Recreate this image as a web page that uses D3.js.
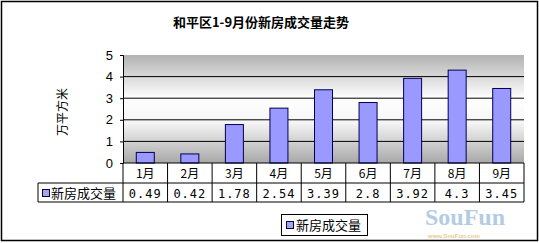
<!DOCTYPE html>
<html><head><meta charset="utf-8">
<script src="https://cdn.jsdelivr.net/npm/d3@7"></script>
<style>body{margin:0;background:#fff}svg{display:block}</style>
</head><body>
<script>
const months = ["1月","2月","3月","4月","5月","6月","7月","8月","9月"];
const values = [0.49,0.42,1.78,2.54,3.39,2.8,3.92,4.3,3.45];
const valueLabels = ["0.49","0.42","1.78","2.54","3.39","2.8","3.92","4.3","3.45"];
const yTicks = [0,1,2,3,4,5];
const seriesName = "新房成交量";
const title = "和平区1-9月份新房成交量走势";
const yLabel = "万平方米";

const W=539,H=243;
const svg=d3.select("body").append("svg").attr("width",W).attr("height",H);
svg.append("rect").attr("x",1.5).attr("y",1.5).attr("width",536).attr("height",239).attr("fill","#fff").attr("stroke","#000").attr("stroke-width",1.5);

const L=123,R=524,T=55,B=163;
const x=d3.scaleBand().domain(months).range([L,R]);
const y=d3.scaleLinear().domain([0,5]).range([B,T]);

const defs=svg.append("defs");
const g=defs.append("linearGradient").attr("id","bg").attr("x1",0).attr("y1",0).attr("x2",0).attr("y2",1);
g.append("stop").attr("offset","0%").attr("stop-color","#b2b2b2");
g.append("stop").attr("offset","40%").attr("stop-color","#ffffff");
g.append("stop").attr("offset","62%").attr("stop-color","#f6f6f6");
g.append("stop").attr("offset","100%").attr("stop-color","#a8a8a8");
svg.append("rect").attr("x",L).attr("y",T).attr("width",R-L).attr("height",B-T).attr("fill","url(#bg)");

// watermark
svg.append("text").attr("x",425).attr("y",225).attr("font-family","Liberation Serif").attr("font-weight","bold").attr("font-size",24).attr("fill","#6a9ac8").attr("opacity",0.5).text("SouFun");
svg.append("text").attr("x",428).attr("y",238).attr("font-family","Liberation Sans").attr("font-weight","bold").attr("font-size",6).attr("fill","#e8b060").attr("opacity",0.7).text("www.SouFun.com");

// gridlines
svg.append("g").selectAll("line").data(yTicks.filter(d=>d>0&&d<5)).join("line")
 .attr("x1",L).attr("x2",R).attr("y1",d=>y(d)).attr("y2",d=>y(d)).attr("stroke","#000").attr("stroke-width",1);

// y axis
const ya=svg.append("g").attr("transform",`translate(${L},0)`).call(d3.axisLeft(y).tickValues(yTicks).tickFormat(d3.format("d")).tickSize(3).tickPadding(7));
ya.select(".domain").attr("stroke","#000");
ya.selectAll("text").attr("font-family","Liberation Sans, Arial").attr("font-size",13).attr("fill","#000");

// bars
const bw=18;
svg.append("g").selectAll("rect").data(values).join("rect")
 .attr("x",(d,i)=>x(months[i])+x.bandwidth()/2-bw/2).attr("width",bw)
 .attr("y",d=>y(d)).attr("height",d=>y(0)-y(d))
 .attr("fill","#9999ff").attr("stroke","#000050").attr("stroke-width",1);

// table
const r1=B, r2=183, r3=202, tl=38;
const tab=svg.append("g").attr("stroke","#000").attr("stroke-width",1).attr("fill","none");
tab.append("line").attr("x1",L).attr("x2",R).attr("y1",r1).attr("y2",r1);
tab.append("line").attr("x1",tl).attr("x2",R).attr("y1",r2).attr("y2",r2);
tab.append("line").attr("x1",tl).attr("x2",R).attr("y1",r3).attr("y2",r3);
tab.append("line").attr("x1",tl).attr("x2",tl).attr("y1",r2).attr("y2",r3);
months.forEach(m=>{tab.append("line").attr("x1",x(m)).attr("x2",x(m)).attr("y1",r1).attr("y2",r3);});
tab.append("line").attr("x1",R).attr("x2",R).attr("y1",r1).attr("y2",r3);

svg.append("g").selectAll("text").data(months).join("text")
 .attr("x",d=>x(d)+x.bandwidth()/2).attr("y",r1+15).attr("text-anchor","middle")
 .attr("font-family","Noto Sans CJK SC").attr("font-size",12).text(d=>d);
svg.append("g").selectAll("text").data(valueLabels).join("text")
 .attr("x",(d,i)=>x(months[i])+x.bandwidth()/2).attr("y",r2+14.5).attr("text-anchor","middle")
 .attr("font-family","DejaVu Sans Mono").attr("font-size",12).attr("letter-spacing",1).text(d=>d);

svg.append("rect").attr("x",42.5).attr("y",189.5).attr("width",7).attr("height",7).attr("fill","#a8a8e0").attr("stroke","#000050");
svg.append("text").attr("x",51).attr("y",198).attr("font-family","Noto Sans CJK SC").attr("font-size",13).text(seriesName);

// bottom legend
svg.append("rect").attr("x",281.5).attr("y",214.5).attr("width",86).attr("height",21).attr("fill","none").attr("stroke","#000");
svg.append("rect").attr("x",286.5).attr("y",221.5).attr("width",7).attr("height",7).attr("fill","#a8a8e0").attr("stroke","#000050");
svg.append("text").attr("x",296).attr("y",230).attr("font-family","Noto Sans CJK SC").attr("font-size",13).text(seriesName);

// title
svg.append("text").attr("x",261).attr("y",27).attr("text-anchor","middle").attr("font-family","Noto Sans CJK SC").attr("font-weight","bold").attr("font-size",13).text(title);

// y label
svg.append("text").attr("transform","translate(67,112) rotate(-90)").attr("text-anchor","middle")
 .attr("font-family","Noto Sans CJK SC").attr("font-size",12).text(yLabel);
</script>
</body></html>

Short exercise: Output exactly the span of lines from the top of the listing through the line holding "const y=d3.scaleLinear().domain([0,5]).range([B,T]);", and leave every picture out.

Task response:
Recreate this image as a web page that uses D3.js.
<!DOCTYPE html>
<html><head><meta charset="utf-8">
<script src="https://cdn.jsdelivr.net/npm/d3@7"></script>
<style>body{margin:0;background:#fff}svg{display:block}</style>
</head><body>
<script>
const months = ["1月","2月","3月","4月","5月","6月","7月","8月","9月"];
const values = [0.49,0.42,1.78,2.54,3.39,2.8,3.92,4.3,3.45];
const valueLabels = ["0.49","0.42","1.78","2.54","3.39","2.8","3.92","4.3","3.45"];
const yTicks = [0,1,2,3,4,5];
const seriesName = "新房成交量";
const title = "和平区1-9月份新房成交量走势";
const yLabel = "万平方米";

const W=539,H=243;
const svg=d3.select("body").append("svg").attr("width",W).attr("height",H);
svg.append("rect").attr("x",1.5).attr("y",1.5).attr("width",536).attr("height",239).attr("fill","#fff").attr("stroke","#000").attr("stroke-width",1.5);

const L=123,R=524,T=55,B=163;
const x=d3.scaleBand().domain(months).range([L,R]);
const y=d3.scaleLinear().domain([0,5]).range([B,T]);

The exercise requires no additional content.